> Dataset excerpt:
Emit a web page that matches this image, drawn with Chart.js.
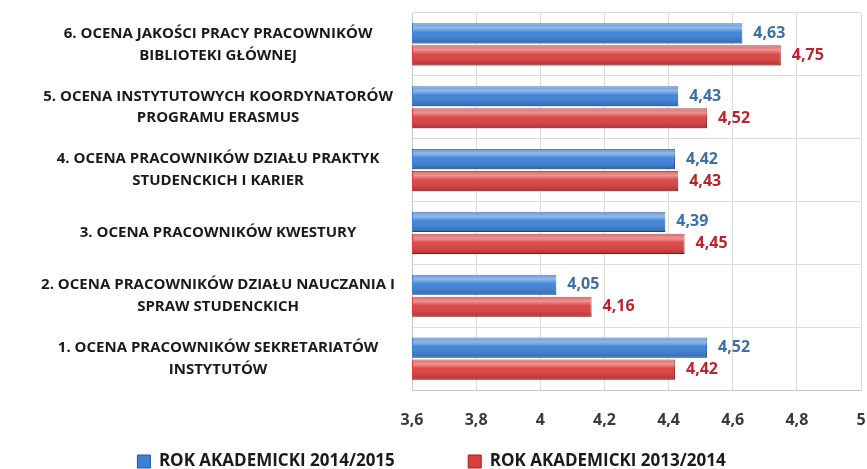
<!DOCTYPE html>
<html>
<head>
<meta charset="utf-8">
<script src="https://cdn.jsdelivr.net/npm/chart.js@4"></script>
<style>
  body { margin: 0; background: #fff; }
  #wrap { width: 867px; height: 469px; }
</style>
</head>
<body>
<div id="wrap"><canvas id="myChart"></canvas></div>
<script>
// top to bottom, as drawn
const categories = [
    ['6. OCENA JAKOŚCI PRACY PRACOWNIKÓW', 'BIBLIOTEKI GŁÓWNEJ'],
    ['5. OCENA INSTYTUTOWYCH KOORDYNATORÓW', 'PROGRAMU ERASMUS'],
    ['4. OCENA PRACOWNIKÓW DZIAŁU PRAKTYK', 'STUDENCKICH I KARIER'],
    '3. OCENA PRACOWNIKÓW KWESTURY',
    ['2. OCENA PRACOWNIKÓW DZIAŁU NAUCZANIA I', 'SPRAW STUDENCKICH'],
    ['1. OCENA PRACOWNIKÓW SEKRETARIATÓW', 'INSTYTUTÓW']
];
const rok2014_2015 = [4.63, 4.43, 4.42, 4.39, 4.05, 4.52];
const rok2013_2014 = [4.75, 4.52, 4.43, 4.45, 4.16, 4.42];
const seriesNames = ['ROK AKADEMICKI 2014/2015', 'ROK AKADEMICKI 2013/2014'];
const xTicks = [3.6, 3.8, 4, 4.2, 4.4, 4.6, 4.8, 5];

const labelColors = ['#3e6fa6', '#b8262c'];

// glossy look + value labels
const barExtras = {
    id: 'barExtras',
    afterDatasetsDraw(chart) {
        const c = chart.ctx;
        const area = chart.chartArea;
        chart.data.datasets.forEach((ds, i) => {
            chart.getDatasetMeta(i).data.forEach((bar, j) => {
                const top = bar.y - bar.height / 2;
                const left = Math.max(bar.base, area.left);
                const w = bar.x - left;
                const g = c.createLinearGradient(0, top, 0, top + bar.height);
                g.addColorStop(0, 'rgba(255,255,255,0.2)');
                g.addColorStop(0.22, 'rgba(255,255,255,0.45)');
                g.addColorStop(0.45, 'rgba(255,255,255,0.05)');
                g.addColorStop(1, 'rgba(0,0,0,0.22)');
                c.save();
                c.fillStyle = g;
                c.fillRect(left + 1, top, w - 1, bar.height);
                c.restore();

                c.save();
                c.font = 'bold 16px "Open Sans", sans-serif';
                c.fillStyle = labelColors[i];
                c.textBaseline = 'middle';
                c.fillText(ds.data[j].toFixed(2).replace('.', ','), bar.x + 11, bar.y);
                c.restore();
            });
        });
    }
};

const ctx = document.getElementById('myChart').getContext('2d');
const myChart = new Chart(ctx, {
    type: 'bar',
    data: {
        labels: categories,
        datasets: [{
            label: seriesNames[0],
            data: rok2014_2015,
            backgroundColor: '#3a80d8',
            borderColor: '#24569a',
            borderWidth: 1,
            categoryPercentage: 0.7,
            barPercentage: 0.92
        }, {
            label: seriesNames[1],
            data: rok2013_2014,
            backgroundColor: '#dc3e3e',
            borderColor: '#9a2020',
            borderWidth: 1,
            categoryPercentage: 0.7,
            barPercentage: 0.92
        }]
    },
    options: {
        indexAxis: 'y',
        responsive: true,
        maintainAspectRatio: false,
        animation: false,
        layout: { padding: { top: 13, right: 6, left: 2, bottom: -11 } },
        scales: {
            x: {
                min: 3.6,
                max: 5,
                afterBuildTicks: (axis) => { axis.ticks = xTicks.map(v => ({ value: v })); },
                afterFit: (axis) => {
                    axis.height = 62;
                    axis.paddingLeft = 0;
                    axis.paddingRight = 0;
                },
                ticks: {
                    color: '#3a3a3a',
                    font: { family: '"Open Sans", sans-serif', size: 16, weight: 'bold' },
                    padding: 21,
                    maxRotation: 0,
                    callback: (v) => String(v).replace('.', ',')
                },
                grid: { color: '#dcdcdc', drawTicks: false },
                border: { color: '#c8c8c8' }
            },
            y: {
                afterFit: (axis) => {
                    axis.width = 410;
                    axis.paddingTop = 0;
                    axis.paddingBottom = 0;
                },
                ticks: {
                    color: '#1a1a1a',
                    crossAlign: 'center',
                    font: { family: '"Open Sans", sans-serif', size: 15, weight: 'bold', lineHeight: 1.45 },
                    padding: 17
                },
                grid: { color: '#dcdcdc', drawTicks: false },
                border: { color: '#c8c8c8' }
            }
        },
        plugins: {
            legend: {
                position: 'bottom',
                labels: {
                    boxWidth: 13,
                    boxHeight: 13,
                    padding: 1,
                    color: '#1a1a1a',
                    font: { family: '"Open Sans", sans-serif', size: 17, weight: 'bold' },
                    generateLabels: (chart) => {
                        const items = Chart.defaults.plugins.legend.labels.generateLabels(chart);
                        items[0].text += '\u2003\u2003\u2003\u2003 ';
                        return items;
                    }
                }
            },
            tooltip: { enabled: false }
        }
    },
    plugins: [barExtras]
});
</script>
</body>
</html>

> What you have to do:
Return each line of the data, keeping its wording exact and omitting pictures.

> In response:
Emit a web page that matches this image, drawn with Chart.js.
<!DOCTYPE html>
<html>
<head>
<meta charset="utf-8">
<script src="https://cdn.jsdelivr.net/npm/chart.js@4"></script>
<style>
  body { margin: 0; background: #fff; }
  #wrap { width: 867px; height: 469px; }
</style>
</head>
<body>
<div id="wrap"><canvas id="myChart"></canvas></div>
<script>
// top to bottom, as drawn
const categories = [
    ['6. OCENA JAKOŚCI PRACY PRACOWNIKÓW', 'BIBLIOTEKI GŁÓWNEJ'],
    ['5. OCENA INSTYTUTOWYCH KOORDYNATORÓW', 'PROGRAMU ERASMUS'],
    ['4. OCENA PRACOWNIKÓW DZIAŁU PRAKTYK', 'STUDENCKICH I KARIER'],
    '3. OCENA PRACOWNIKÓW KWESTURY',
    ['2. OCENA PRACOWNIKÓW DZIAŁU NAUCZANIA I', 'SPRAW STUDENCKICH'],
    ['1. OCENA PRACOWNIKÓW SEKRETARIATÓW', 'INSTYTUTÓW']
];
const rok2014_2015 = [4.63, 4.43, 4.42, 4.39, 4.05, 4.52];
const rok2013_2014 = [4.75, 4.52, 4.43, 4.45, 4.16, 4.42];
const seriesNames = ['ROK AKADEMICKI 2014/2015', 'ROK AKADEMICKI 2013/2014'];
const xTicks = [3.6, 3.8, 4, 4.2, 4.4, 4.6, 4.8, 5];

const labelColors = ['#3e6fa6', '#b8262c'];

// glossy look + value labels
const barExtras = {
    id: 'barExtras',
    afterDatasetsDraw(chart) {
        const c = chart.ctx;
        const area = chart.chartArea;
        chart.data.datasets.forEach((ds, i) => {
            chart.getDatasetMeta(i).data.forEach((bar, j) => {
                const top = bar.y - bar.height / 2;
                const left = Math.max(bar.base, area.left);
                const w = bar.x - left;
                const g = c.createLinearGradient(0, top, 0, top + bar.height);
                g.addColorStop(0, 'rgba(255,255,255,0.2)');
                g.addColorStop(0.22, 'rgba(255,255,255,0.45)');
                g.addColorStop(0.45, 'rgba(255,255,255,0.05)');
                g.addColorStop(1, 'rgba(0,0,0,0.22)');
                c.save();
                c.fillStyle = g;
                c.fillRect(left + 1, top, w - 1, bar.height);
                c.restore();

                c.save();
                c.font = 'bold 16px "Open Sans", sans-serif';
                c.fillStyle = labelColors[i];
                c.textBaseline = 'middle';
                c.fillText(ds.data[j].toFixed(2).replace('.', ','), bar.x + 11, bar.y);
                c.restore();
            });
        });
    }
};

const ctx = document.getElementById('myChart').getContext('2d');
const myChart = new Chart(ctx, {
    type: 'bar',
    data: {
        labels: categories,
        datasets: [{
            label: seriesNames[0],
            data: rok2014_2015,
            backgroundColor: '#3a80d8',
            borderColor: '#24569a',
            borderWidth: 1,
            categoryPercentage: 0.7,
            barPercentage: 0.92
        }, {
            label: seriesNames[1],
            data: rok2013_2014,
            backgroundColor: '#dc3e3e',
            borderColor: '#9a2020',
            borderWidth: 1,
            categoryPercentage: 0.7,
            barPercentage: 0.92
        }]
    },
    options: {
        indexAxis: 'y',
        responsive: true,
        maintainAspectRatio: false,
        animation: false,
        layout: { padding: { top: 13, right: 6, left: 2, bottom: -11 } },
        scales: {
            x: {
                min: 3.6,
                max: 5,
                afterBuildTicks: (axis) => { axis.ticks = xTicks.map(v => ({ value: v })); },
                afterFit: (axis) => {
                    axis.height = 62;
                    axis.paddingLeft = 0;
                    axis.paddingRight = 0;
                },
                ticks: {
                    color: '#3a3a3a',
                    font: { family: '"Open Sans", sans-serif', size: 16, weight: 'bold' },
                    padding: 21,
                    maxRotation: 0,
                    callback: (v) => String(v).replace('.', ',')
                },
                grid: { color: '#dcdcdc', drawTicks: false },
                border: { color: '#c8c8c8' }
            },
            y: {
                afterFit: (axis) => {
                    axis.width = 410;
                    axis.paddingTop = 0;
                    axis.paddingBottom = 0;
                },
                ticks: {
                    color: '#1a1a1a',
                    crossAlign: 'center',
                    font: { family: '"Open Sans", sans-serif', size: 15, weight: 'bold', lineHeight: 1.45 },
                    padding: 17
                },
                grid: { color: '#dcdcdc', drawTicks: false },
                border: { color: '#c8c8c8' }
            }
        },
        plugins: {
            legend: {
                position: 'bottom',
                labels: {
                    boxWidth: 13,
                    boxHeight: 13,
                    padding: 1,
                    color: '#1a1a1a',
                    font: { family: '"Open Sans", sans-serif', size: 17, weight: 'bold' },
                    generateLabels: (chart) => {
                        const items = Chart.defaults.plugins.legend.labels.generateLabels(chart);
                        items[0].text += '\u2003\u2003\u2003\u2003 ';
                        return items;
                    }
                }
            },
            tooltip: { enabled: false }
        }
    },
    plugins: [barExtras]
});
</script>
</body>
</html>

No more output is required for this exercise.